The New Advertising Age / Meet Omar Hamoui, the entrepreneur who channeled innovation and frustration to build a mobile advertising network Google couldn't live without.

The New Advertising Age

Meet Omar Hamoui, the entrepreneur who channeled innovation and frustration to build a mobile advertising network Google couldn't live without.

By Jason Ankeny Entrepreneur Magazine - March 2010

The story behind the startup that grew to become the biggest mobile technology acquisition in Google's history begins five years ago in a small dorm room on the campus of the University of Pennsylvania. At the time, Omar Hamoui was pursuing an MBA degree at Penn's prestigious Wharton School while struggling to kick-start fotochatter, a mobile social networking startup that lets users share photos with friends. The challenge was reaching consumers: Online advertising for a mobile service was not only impractical, it was also prohibitively expensive--Hamoui calculates that the time and money spent marketing the company translated to customer acquisition costs of $30 per user. So he turned to the emerging mobile web instead, paying sites a penny per click to promote the fotochatter solution. "About 10 percent of people who clicked the mobile ad signed up for the service," Hamoui recalls. "Our customer acquisition cost dropped from $30 to 10 cents overnight."

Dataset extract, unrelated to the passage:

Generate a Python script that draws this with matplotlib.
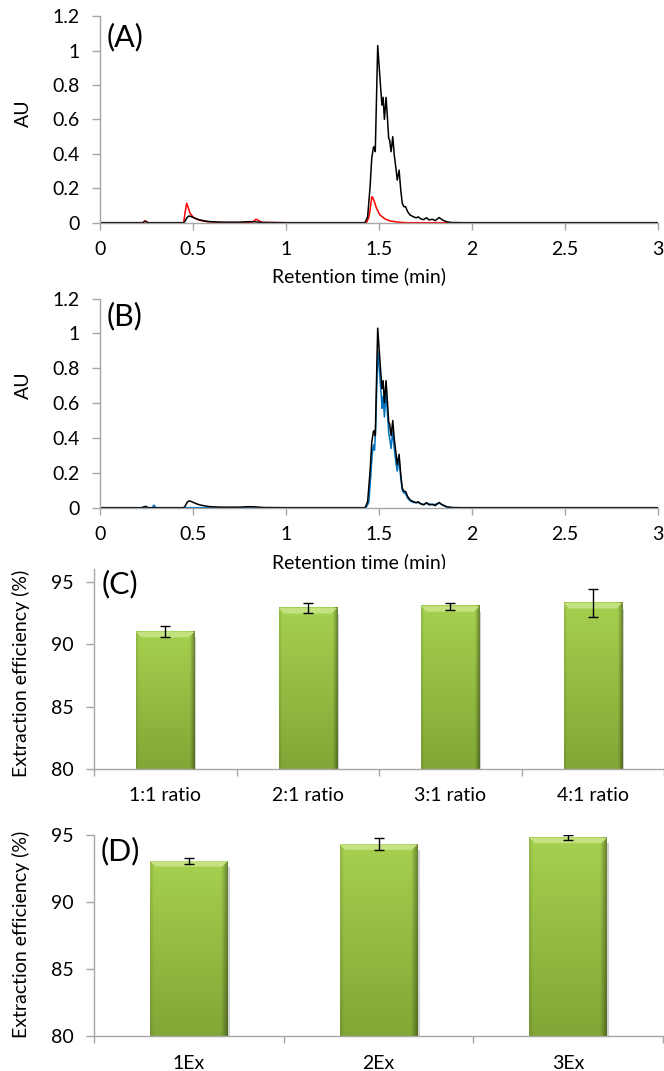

The lessons Hamoui learned from marketing fotochatter led to the January 2006 launch of AdMob, a mobile platform that allows advertisers and publishers to navigate the discovery, branding and monetization complexities hampering their own efforts to target wireless subscribers.

"I was a single individual trying to do something in mobile," says Hamoui, CEO of the company, which is based in San Mateo, Calif. "I became frustrated because I didn't have a deal with an operator or a handset maker. I needed a way to connect with users. AdMob was started to help people with interesting ideas bring them to fruition."

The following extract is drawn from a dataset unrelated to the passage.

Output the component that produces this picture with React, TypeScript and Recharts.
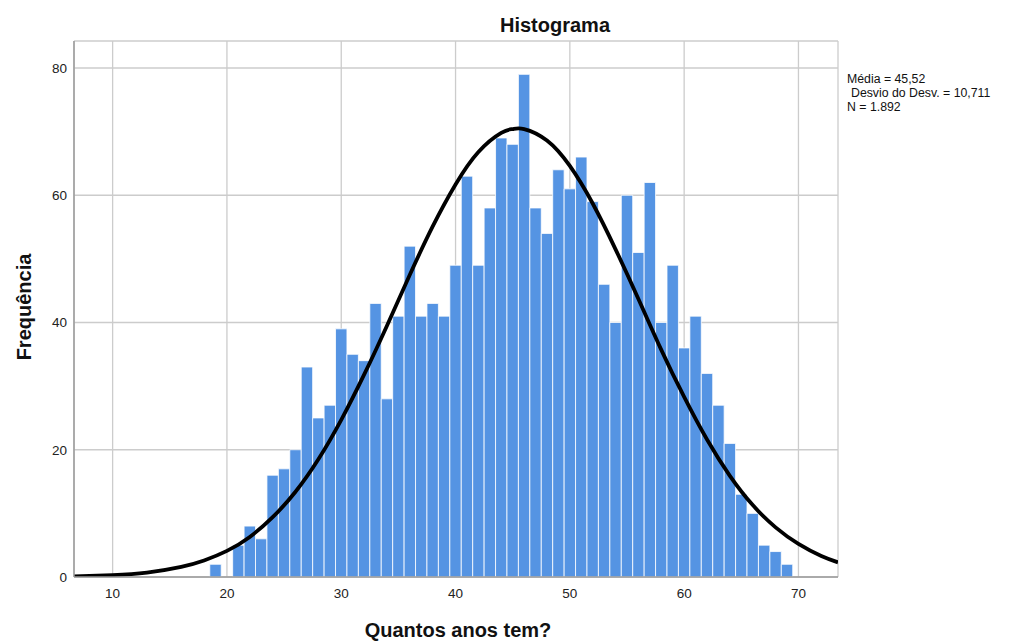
import { ComposedChart, Bar, Line, XAxis, YAxis, CartesianGrid } from 'recharts';

// idade (anos) e frequência de cada classe
const ages = [
    19, 20, 21, 22, 23, 24, 25, 26, 27, 28, 29, 30, 31, 32, 33, 34, 35, 36, 37, 38, 39, 40, 41, 42, 43, 44,
    45, 46, 47, 48, 49, 50, 51, 52, 53, 54, 55, 56, 57, 58, 59, 60, 61, 62, 63, 64, 65, 66, 67, 68, 69,
];
const counts = [
    2, 0, 5, 8, 6, 16, 17, 20, 33, 25, 27, 39, 35, 34, 43, 28, 41, 52, 41, 43, 41, 49, 63, 49, 58, 69,
    68, 79, 58, 54, 64, 61, 66, 59, 46, 40, 60, 51, 62, 40, 49, 36, 41, 32, 27, 21, 13, 10, 5, 4, 2,
];

// curva normal
const curveX = [
    6.62, 10, 13, 16, 18, 20, 22, 24, 26, 28, 30, 32, 34, 36, 38, 40, 42, 44, 45, 46, 48, 50, 52, 54, 56,
    58, 60, 62, 64, 66, 68, 70, 72, 73.46,
];
const curveY = [
    0.1, 0.3, 0.7, 1.6, 2.6, 4.1, 6.3, 9.4, 13.4, 18.5, 24.7, 31.8, 39.5, 47.5, 55.1, 61.7, 66.8, 69.8,
    70.4, 70.4, 68.6, 64.6, 58.7, 51.5, 43.7, 35.7, 28.3, 21.6, 15.9, 11.3, 7.8, 5.2, 3.3, 2.3,
];

const xTicks = [10, 20, 30, 40, 50, 60, 70];
const yTicks = [0, 20, 40, 60, 80];

const barData = ages.map((age, i) => ({ age, count: counts[i] }));
const curveData = curveX.map((age, i) => ({ age, curve: curveY[i] }));

const font = '"Liberation Sans", Arial, sans-serif';

const App = () => {
    return (
        <div style={{ position: 'absolute', left: 0, top: 0, width: 1019, height: 642, fontFamily: font }}>
            <ComposedChart
                width={1019}
                height={642}
                data={barData}
                margin={{ top: 41, right: 181, bottom: 35, left: 0 }}
                barCategoryGap={0}
                barGap={0}
            >
                <CartesianGrid stroke="#cccccc" strokeWidth={1.3} />
                <XAxis
                    dataKey="age"
                    type="number"
                    domain={[6.62, 73.46]}
                    allowDataOverflow
                    ticks={xTicks}
                    height={30}
                    tickLine={false}
                    tickSize={0}
                    tickMargin={11}
                    axisLine={{ stroke: '#9a9a9a', strokeWidth: 1.5 }}
                    tick={{ fill: '#222', fontSize: 13.5, fontFamily: font }}
                />
                <YAxis
                    type="number"
                    domain={[0, 84.24]}
                    allowDataOverflow
                    ticks={yTicks}
                    width={74}
                    tickLine={false}
                    tickSize={0}
                    tickMargin={7}
                    axisLine={{ stroke: '#9a9a9a', strokeWidth: 1.5 }}
                    tick={{ fill: '#222', fontSize: 13.5, fontFamily: font }}
                />
                <Bar
                    dataKey="count"
                    barSize={11.43}
                    fill="#5594e3"
                    stroke="#ffffff"
                    strokeWidth={0.8}
                    isAnimationActive={false}
                />
                <Line
                    data={curveData}
                    dataKey="curve"
                    type="natural"
                    stroke="#000000"
                    strokeWidth={3.8}
                    dot={false}
                    activeDot={false}
                    isAnimationActive={false}
                />
            </ComposedChart>
            <svg
                width={1019}
                height={642}
                style={{ position: 'absolute', left: 0, top: 0, pointerEvents: 'none' }}
                fontFamily={font}
            >
                <text x={555} y={31.5} textAnchor="middle" fontSize={20} fontWeight="bold" fill="#111">
                    Histograma
                </text>
                <text x={458} y={637} textAnchor="middle" fontSize={20} fontWeight="bold" fill="#111">
                    Quantos anos tem?
                </text>
                <text
                    x={0}
                    y={0}
                    transform="translate(31,307) rotate(-90)"
                    textAnchor="middle"
                    fontSize={20}
                    fontWeight="bold"
                    fill="#111"
                >
                    Frequência
                </text>
                <text fontSize={12.3} fill="#111">
                    <tspan x={847} y={82.5}>Média = 45,52</tspan>
                    <tspan x={851} y={96.7}>Desvio do Desv. = 10,711</tspan>
                    <tspan x={847} y={110.9}>N = 1.892</tspan>
                </text>
            </svg>
        </div>
    );
};

export default App;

AdMob now serves more than 10 billion banner and text ads each month across more than 15,000 mobile websites and applications, with a client list that includes Coca-Cola, Procter & Gamble, Adidas and Paramount Pictures. In early November, Google announced an agreement to acquire the firm for a staggering $750 million in stock, the digital services giant's third-largest deal ever, behind Internet advertising solutions provider DoubleClick ($3.1 billion) and video aggregator service YouTube ($1.6 billion).

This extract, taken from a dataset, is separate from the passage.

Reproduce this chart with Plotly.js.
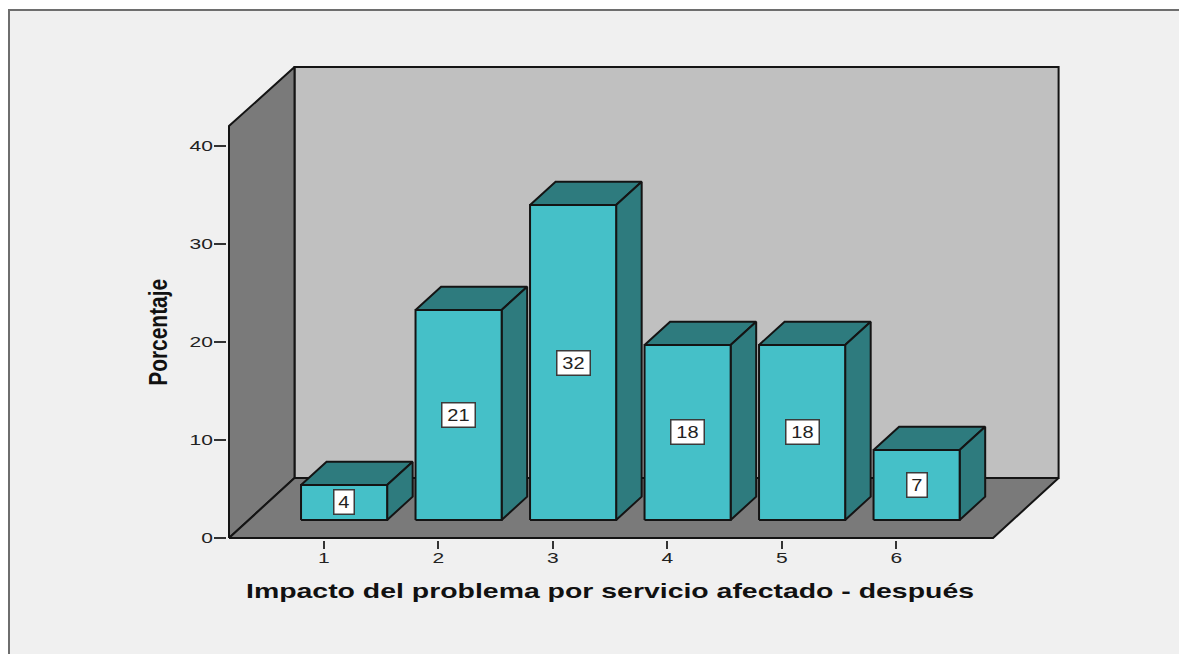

Privately held AdMob doesn't disclose revenues, but J.P. Morgan estimates that the company generates between $45 million and $60 million annually. Based on those figures, the Google deal was priced at a multiple of as much as 16.7 times revenue--the kind of valuation that evokes the gold-rush heyday of the dotcom era.

Research firm IDC estimates that together, AdMob and Google control a

21 percent share of the U.S. mobile advertising market. AdMob's closest competitor, mobile advertising network provider Millennial Media, accounts for 12 percent, followed by Yahoo at 10 percent and Microsoft at 8 percent.

Most analysts agree that the AdMob deal not only signals validation for the mobile advertising segment as a whole (research firm Gartner reports mobile ad spending worldwide increased 74 percent in 2009, to $913.5 million), but that it's also likely to set off a wave of me-too acquisitions as Google's rivals look to balance the scales. Apple was the first to respond, scooping up mobile ad network Quattro Wireless in early January for a reported $275 million.

While mobile still represents just a fraction of advertiser budgets--research firm eMarketer estimates that U.S. mobile ad spending reached $416 million in 2009, compared with $24 billion for online marketing--Hamoui contends that businesses of all shapes and sizes must now give the channel their undivided attention, especially with more traditional advertising mediums on the decline.